Lorsque le propriétaire, après avoir loué la chasse sur toute la propriété, en vend une partie à un tiers, il n'en résulte, tant que dure le bail, aucune modification en ce qui touche les droits du locataire de la chasse ; ici s'applique la disposition de l'article 1743 du Code civil aux termes duquel, si le propriétaire vend la chose louée, l'acquéreur ne peut expulser le fermier, le colon partiaire ou le locataire qui a un bail authentique ou dont la date est certaine. Mais, une fois le bail expiré, rien n'empêche l'acquéreur de la parcelle de refuser le renouvellement en ce qui touche la parcelle, même si le bailleur accepte de renouveler le bail de chasse sur la partie de la propriété qu'il a conservée. En ce cas encore, il appartient au locataire de la chasse d'apprécier s'il a intérêt à conserver le droit de chasse sur le surplus du domaine non vendu. S'il estime que le retranchement qu'il doit subir rend sans intérêt le droit de chasse sur le surplus, il n'a d'autre ressource que de ne pas continuer le bail de chasse pour la partie du domaine non vendue. S'il continue à y chasser, c'est qu'il accepte le renouvellement en ce qui concerne la partie non vendue de la propriété. Mais il n'a ni le droit de contester la validité de la vente, ni le droit d'exiger de l'acquéreur le maintien à son profit du droit de chasse sur la parcelle qu'il a acquise.

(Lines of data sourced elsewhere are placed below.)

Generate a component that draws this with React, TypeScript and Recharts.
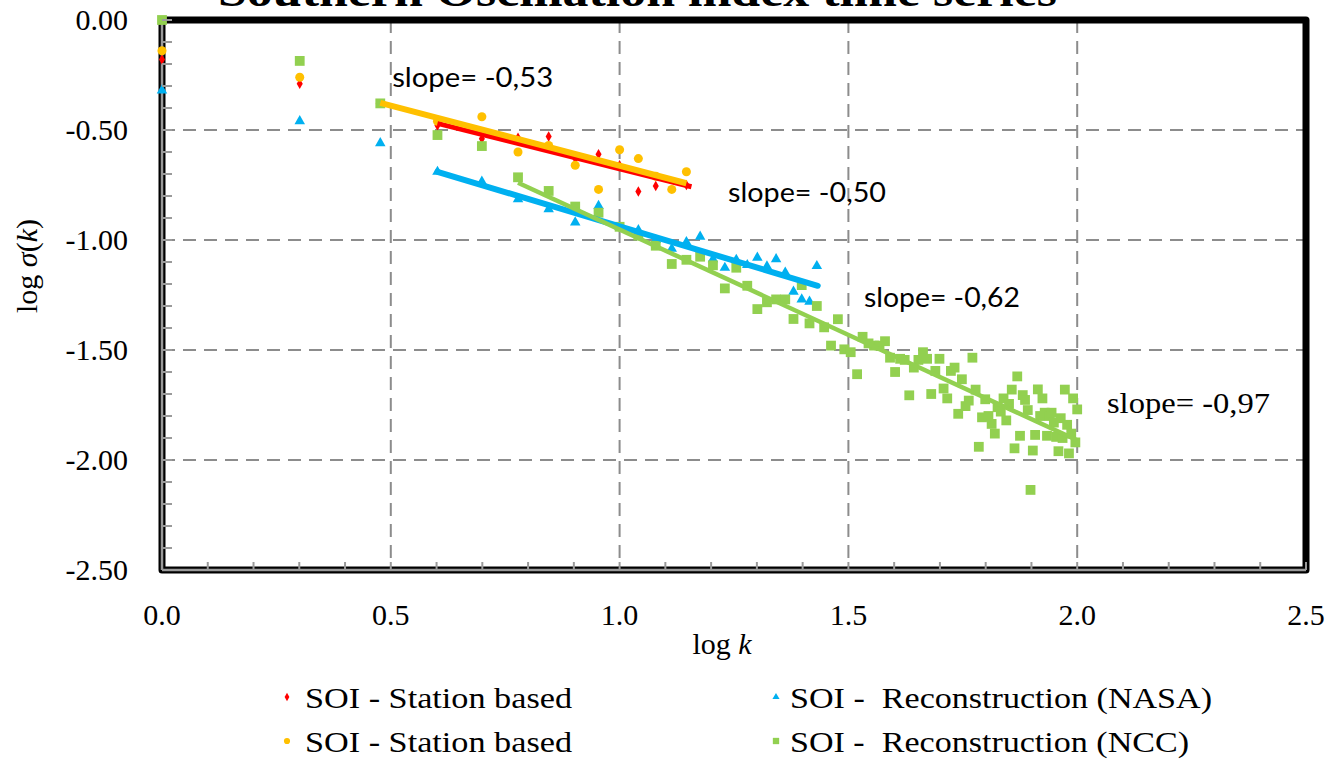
import React from 'react';
import {
  ScatterChart,
  Scatter,
  XAxis,
  YAxis,
  CartesianGrid,
  ReferenceArea,
  ReferenceDot,
  Legend,
  Symbols,
} from 'recharts';

const SERIF = "'Liberation Serif', 'Times New Roman', serif";
const SANS = "Lato, 'Open Sans', sans-serif";

// axis ticks (minor every 0.1, labels on the 0.5 steps)
const xTicks = [0, 0.1, 0.2, 0.3, 0.4, 0.5, 0.6, 0.7, 0.8, 0.9, 1.0, 1.1, 1.2, 1.3, 1.4, 1.5, 1.6, 1.7, 1.8, 1.9, 2.0, 2.1, 2.2, 2.3, 2.4, 2.5];
const yTicks = [0, -0.1, -0.2, -0.3, -0.4, -0.5, -0.6, -0.7, -0.8, -0.9, -1.0, -1.1, -1.2, -1.3, -1.4, -1.5, -1.6, -1.7, -1.8, -1.9, -2.0, -2.1, -2.2, -2.3, -2.4, -2.5];
const xGrid = [0, 0.5, 1.0, 1.5, 2.0, 2.5];
const yGrid = [0, -0.5, -1.0, -1.5, -2.0, -2.5];

// SOI - Station based (red diamonds)
const redX = [0, 0.301, 0.602, 0.699, 0.778, 0.845, 0.903, 0.954, 1.0, 1.041, 1.079, 1.146];
const redY = [-0.18, -0.29, -0.48, -0.54, -0.535, -0.53, -0.63, -0.61, -0.66, -0.78, -0.755, -0.75];

// SOI - Station based (orange circles)
const orangeX = [0, 0.301, 0.477, 0.602, 0.699, 0.778, 0.845, 0.903, 0.954, 1.0, 1.041, 1.079, 1.114, 1.146];
const orangeY = [-0.14, -0.26, -0.38, -0.46, -0.44, -0.6, -0.57, -0.66, -0.77, -0.59, -0.63, -0.71, -0.77, -0.69];

// SOI - Reconstruction (NASA)
const nasaX = [0, 0.301, 0.477, 0.602, 0.699, 0.778, 0.845, 0.903, 0.954, 1.0, 1.041, 1.079, 1.114, 1.146, 1.176, 1.204, 1.23, 1.255, 1.279, 1.301, 1.322, 1.342, 1.362, 1.38, 1.398, 1.415, 1.431];
const nasaY = [-0.32, -0.46, -0.56, -0.69, -0.735, -0.815, -0.86, -0.92, -0.845, -0.94, -0.955, -1.0, -1.04, -1.01, -0.985, -1.087, -1.126, -1.09, -1.114, -1.08, -1.12, -1.087, -1.148, -1.235, -1.27, -1.28, -1.118];

// SOI - Reconstruction (NCC)
const nccX = [
  0, 0.301, 0.477, 0.602, 0.699, 0.778, 0.845, 0.903, 0.954, 1.0,
  1.041, 1.079, 1.114, 1.146, 1.176, 1.204, 1.23, 1.255, 1.279, 1.301,
  1.322, 1.342, 1.362, 1.38, 1.398, 1.415, 1.431, 1.447, 1.462, 1.477,
  1.491, 1.505, 1.519, 1.531, 1.544, 1.556, 1.568, 1.58, 1.591, 1.602,
  1.613, 1.623, 1.633, 1.643, 1.653, 1.663, 1.672, 1.681, 1.69, 1.699,
  1.708, 1.716, 1.724, 1.732, 1.74, 1.748, 1.756, 1.763, 1.771, 1.778,
  1.785, 1.792, 1.799, 1.806, 1.813, 1.82, 1.826, 1.833, 1.839, 1.845,
  1.851, 1.857, 1.863, 1.869, 1.875, 1.881, 1.886, 1.892, 1.898, 1.903,
  1.908, 1.914, 1.919, 1.924, 1.929, 1.934, 1.94, 1.944, 1.949, 1.954,
  1.959, 1.964, 1.968, 1.973, 1.978, 1.982, 1.987, 1.991, 1.996, 2.0,
];
const nccY = [
  0, -0.186, -0.379, -0.523, -0.573, -0.715, -0.777, -0.848, -0.876, -0.94,
  -0.98, -1.026, -1.109, -1.09, -1.076, -1.115, -1.22, -1.126, -1.208, -1.314,
  -1.283, -1.27, -1.27, -1.359, -1.205, -1.379, -1.3, -1.397, -1.48, -1.36,
  -1.497, -1.51, -1.61, -1.44, -1.47, -1.48, -1.48, -1.46, -1.535, -1.6,
  -1.54, -1.545, -1.706, -1.58, -1.545, -1.51, -1.54, -1.7, -1.595, -1.54,
  -1.675, -1.72, -1.595, -1.58, -1.79, -1.633, -1.755, -1.73, -1.535, -1.68,
  -1.94, -1.806, -1.724, -1.8, -1.836, -1.88, -1.76, -1.78, -1.72, -1.82,
  -1.745, -1.68, -1.947, -1.62, -1.89, -1.705, -1.727, -1.773, -2.136, -1.957,
  -1.886, -1.679, -1.8, -1.72, -1.785, -1.89, -1.8, -1.785, -1.83, -1.895,
  -1.96, -1.81, -1.9, -1.68, -1.84, -1.97, -1.88, -1.72, -1.92, -1.77,
];

// fitted trend lines (end points)
const redTrendX = [0.602, 1.157];
const redTrendY = [-0.47, -0.758];
const orangeTrendX = [0.477, 1.146];
const orangeTrendY = [-0.377, -0.742];
const nasaTrendX = [0.602, 1.433];
const nasaTrendY = [-0.69, -1.208];
const nccTrendX = [0.778, 2.0];
const nccTrendY = [-0.74, -1.91];

// slope annotations
const slopeText = ['slope= -0,53', 'slope= -0,50', 'slope= -0,62', 'slope= -0,97'];
const slopeX = [0.503, 1.237, 1.534, 2.065];
const slopeY = [-0.305, -0.826, -1.305, -1.785];

const legendNames = ['SOI - Station based', 'SOI -  Reconstruction (NASA)', 'SOI - Station based', 'SOI -  Reconstruction (NCC)'];

const RED = '#ff0000';
const ORANGE = '#ffc000';
const BLUE = '#00b0f0';
const GREEN = '#92d050';

const toPoints = (xs: number[], ys: number[]) => xs.map((x, i) => ({ x, y: ys[i] }));

const isMajor = (v: number) => Math.abs(v * 2 - Math.round(v * 2)) < 1e-6;

function XTick(props: any) {
  const { x, y, payload } = props;
  const v = payload.value;
  return (
    <g>
      <line x1={x} x2={x} y1={y} y2={y - 8} stroke="#9a9a9a" strokeWidth={2} />
      {isMajor(v) && (
        <text x={x} y={y + 55} textAnchor="middle" fontFamily={SERIF} fontSize={30} fill="#000">
          {v.toFixed(1)}
        </text>
      )}
    </g>
  );
}

function YTick(props: any) {
  const { x, y, payload } = props;
  const v = payload.value;
  return (
    <g>
      <line x1={x} x2={x + 10} y1={y} y2={y} stroke="#9a9a9a" strokeWidth={2} />
      {isMajor(v) && (
        <text x={x - 34} y={y + 10} textAnchor="end" fontFamily={SERIF} fontSize={30} fill="#000">
          {v.toFixed(2)}
        </text>
      )}
    </g>
  );
}

function XTitle(props: any) {
  const { viewBox } = props;
  return (
    <text x={viewBox.x + viewBox.width / 2 - 12} y={viewBox.y + 84} textAnchor="middle" fontFamily={SERIF} fontSize={30} fill="#000">
      log <tspan fontStyle="italic">k</tspan>
    </text>
  );
}

function YTitle(props: any) {
  const { viewBox } = props;
  return (
    <text
      transform={`translate(37, ${viewBox.y + 246}) rotate(-90)`}
      textAnchor="middle"
      fontFamily={SERIF}
      fontSize={30}
      fill="#000"
    >
      log <tspan fontStyle="italic">σ</tspan>(<tspan fontStyle="italic">k</tspan>)
    </text>
  );
}

function SlopeLabel(props: any) {
  const { viewBox, text, serif, width } = props;
  return (
    <text
      x={viewBox.x}
      y={viewBox.y}
      fontFamily={serif ? SERIF : SANS}
      fontSize={serif ? 30 : 27}
      textLength={width}
      lengthAdjust="spacingAndGlyphs"
      fill="#000"
    >
      {text}
    </text>
  );
}

const marker = (type: any, size: number, color: string) => (p: any) =>
  p.cx == null ? <g /> : <Symbols cx={p.cx} cy={p.cy} type={type} size={size} fill={color} />;

const noMarker = () => <g />;

function LegendBox() {
  const rows = [
    { cx: 287, cy: 29, tx: 305, type: 'diamond', size: 20, color: RED, name: legendNames[0], w: 267 },
    { cx: 776, cy: 29, tx: 790, type: 'triangle', size: 22, color: BLUE, name: legendNames[1], w: 422 },
    { cx: 287, cy: 73, tx: 305, type: 'circle', size: 30, color: ORANGE, name: legendNames[2], w: 267 },
    { cx: 776, cy: 73, tx: 790, type: 'square', size: 40, color: GREEN, name: legendNames[3], w: 399 },
  ];
  return (
    <svg width={1328} height={92} style={{ display: 'block' }}>
      {rows.map((r, i) => (
        <g key={i}>
          <Symbols cx={r.cx} cy={r.cy} type={r.type as any} size={r.size} fill={r.color} />
          <text
            x={r.tx}
            y={r.cy + 11}
            fontFamily={SERIF}
            fontSize={30}
            fill="#000"
            textLength={r.w}
            lengthAdjust="spacingAndGlyphs"
            style={{ whiteSpace: 'pre' }}
          >
            {r.name}
          </text>
        </g>
      ))}
    </svg>
  );
}

export default function App() {
  const slopeWidths = [161, 158, 156, 163];
  return (
    <div style={{ position: 'absolute', left: 0, top: 0, width: 1328, height: 760, background: '#fff' }}>
      <ScatterChart width={1328} height={760} margin={{ top: 20, right: 22, bottom: 130, left: 0 }}>
        <CartesianGrid
          horizontalValues={yGrid}
          verticalValues={xGrid}
          stroke="#8c8c8c"
          strokeWidth={2}
          strokeDasharray="13 8"
        />
        <ReferenceArea x1={0} x2={2.5} y1={-2.5} y2={0} fill="none" stroke="#000" strokeWidth={7} strokeLinejoin="round" />
        <XAxis
          type="number"
          dataKey="x"
          domain={[0, 2.5]}
          ticks={xTicks}
          interval={0}
          height={60}
          tickSize={0}
          tickMargin={0}
          tickLine={false}
          axisLine={{ stroke: '#9a9a9a', strokeWidth: 2.5 }}
          tick={<XTick />}
          label={<XTitle />}
        />
        <YAxis
          type="number"
          dataKey="y"
          domain={[-2.5, 0]}
          ticks={yTicks}
          interval={0}
          width={162}
          tickSize={0}
          tickMargin={0}
          tickLine={false}
          axisLine={{ stroke: '#9a9a9a', strokeWidth: 2.5 }}
          tick={<YTick />}
          label={<YTitle />}
        />
        <Scatter name="SOI - Station based" data={toPoints(redX, redY)} shape={marker('diamond', 32, RED)} isAnimationActive={false} />
        <Scatter name="SOI - Reconstruction (NASA)" data={toPoints(nasaX, nasaY)} shape={marker('triangle', 48, BLUE)} isAnimationActive={false} />
        <Scatter name="SOI - Station based 2" data={toPoints(orangeX, orangeY)} shape={marker('circle', 64, ORANGE)} isAnimationActive={false} />
        <Scatter name="SOI - Reconstruction (NCC)" data={toPoints(nccX, nccY)} shape={marker('square', 96, GREEN)} isAnimationActive={false} />
        <Scatter data={toPoints(redTrendX, redTrendY)} line={{ stroke: RED, strokeWidth: 5 }} shape={noMarker} legendType="none" isAnimationActive={false} />
        <Scatter data={toPoints(orangeTrendX, orangeTrendY)} line={{ stroke: ORANGE, strokeWidth: 6 }} shape={noMarker} legendType="none" isAnimationActive={false} />
        <Scatter data={toPoints(nasaTrendX, nasaTrendY)} line={{ stroke: BLUE, strokeWidth: 6, strokeLinecap: 'round' }} shape={noMarker} legendType="none" isAnimationActive={false} />
        <Scatter data={toPoints(nccTrendX, nccTrendY)} line={{ stroke: GREEN, strokeWidth: 4.5 }} shape={noMarker} legendType="none" isAnimationActive={false} />
        {slopeText.map((t, i) => (
          <ReferenceDot
            key={t}
            x={slopeX[i]}
            y={slopeY[i]}
            r={0}
            fill="none"
            stroke="none"
            label={<SlopeLabel text={t} serif={i === 3} width={slopeWidths[i]} />}
          />
        ))}
        <Legend
          verticalAlign="middle"
          align="center"
          layout="horizontal"
          wrapperStyle={{ top: 668, left: 0, width: 1328, height: 92 }}
          content={() => <LegendBox />}
        />
      </ScatterChart>
      <svg width={1328} height={30} style={{ position: 'absolute', left: 0, top: 0, pointerEvents: 'none' }}>
        <text
          x={218}
          y={6}
          fontFamily={SERIF}
          fontWeight="bold"
          fontSize={44}
          textLength={839}
          lengthAdjust="spacingAndGlyphs"
          fill="#000"
        >
          Southern Oscillation index time series
        </text>
      </svg>
    </div>
  );
}
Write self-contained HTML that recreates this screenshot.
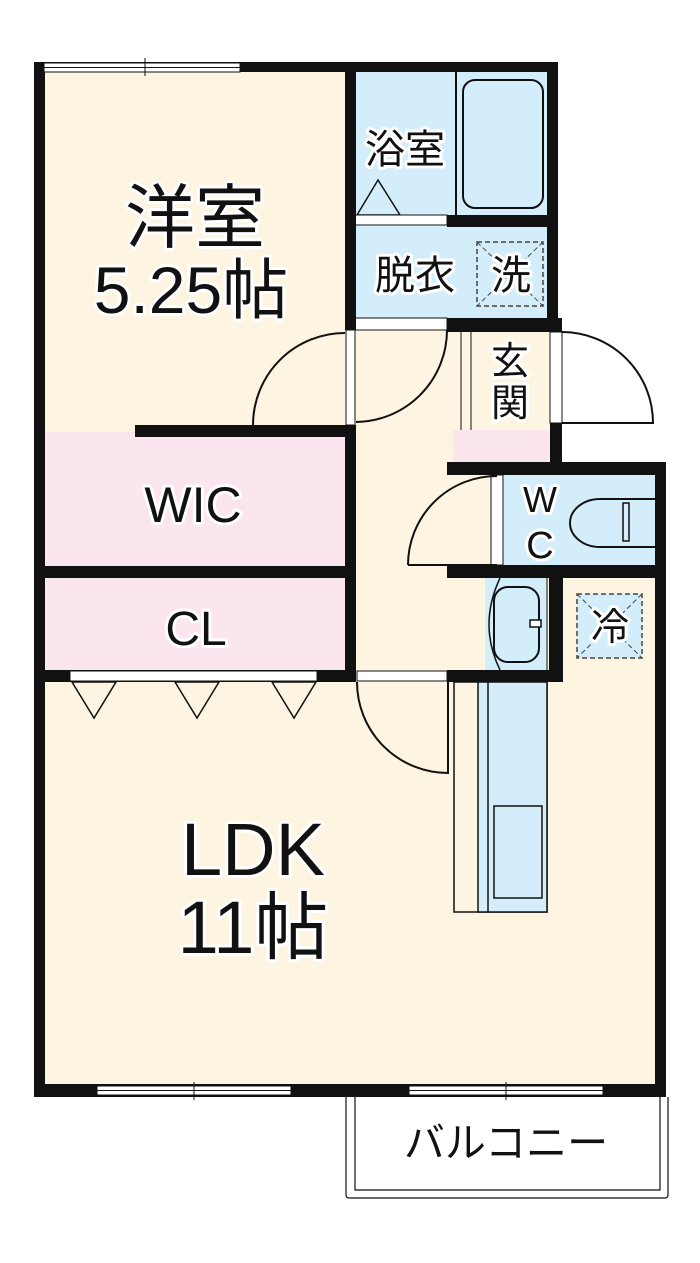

La solution serait la même dans le cas où, le bail de chasse ayant été passé pour trois, six ou neuf ans à la volonté respective des parties, l'acquéreur de la parcelle notifiait en temps voulu, avant l'expiration de la première ou de la seconde période du bail, sa volonté de mettre fin au bail, en ce qui concerne la parcelle dont il est devenu propriétaire, à la fin de la période du bail en cours, alors même que le bailleur originaire aurait consenti à laisser le bail suivre son cours. La décision prise à cet égard par le bailleur originaire ne saurait avoir pour effet de porter atteinte au droit de propriété qu'il a conféré à l'acquéreur en lui vendant la parcelle, ni de priver celui-ci du droit de refuser le renouvellement du bail. Il résulte, au surplus, d'un arrêt de la Cour de cassation du 10 mai 1884 (Rec. Sirey, 1886. 1. 186) que si l'acquéreur ne peut, au cours du bail de chasse consenti par le vendeur, résilier ce bail, il peut le faire lors de l'expiration d'une des périodes du bail, si le bailleur originaire en avait le droit.

Il en serait encore ainsi dans le cas même où, dans l'intention des parties, lors de la passation du bail de chasse, le droit de chasse aurait dû être considéré comme indivisible, par exemple si le bailleur s'était interdit de vendre en cours de bail une partie de la propriété grevée du droit de chasse. Une telle stipulation ne lie que le bailleur et n'est pas opposable à l'acquéreur de la parcelle qui n'a pas été partie au bail s'il ne lui en a pas été donné connaissance. La violation de cette interdiction par le bailleur permettrait seulement au locataire de la chasse de réclamer des dommages-intérêts au bailleur et éventuellement de faire résilier le bail de chasse. C'est seulement dans le cas où, lors de la vente de la parcelle, le bailleur aurait fait insérer dans l'acte une stipulation obligeant l'acquéreur à ne porter aucune atteinte au droit de chasse du locataire de la chasse avant l'expiration des neuf années, que ce dernier serait en droit de contester la validité du congé que l'acquéreur de la parcelle lui donnerait avant la fin du bail. Dans ce cas, et dans ce cas seulement, il serait possible de considérer le droit de chasse comme indivisible jusqu'à l'expiration du bail.

Paul COLIN,

Docteur en droit,
Avocat honoraire à la Cour d'appel de Paris.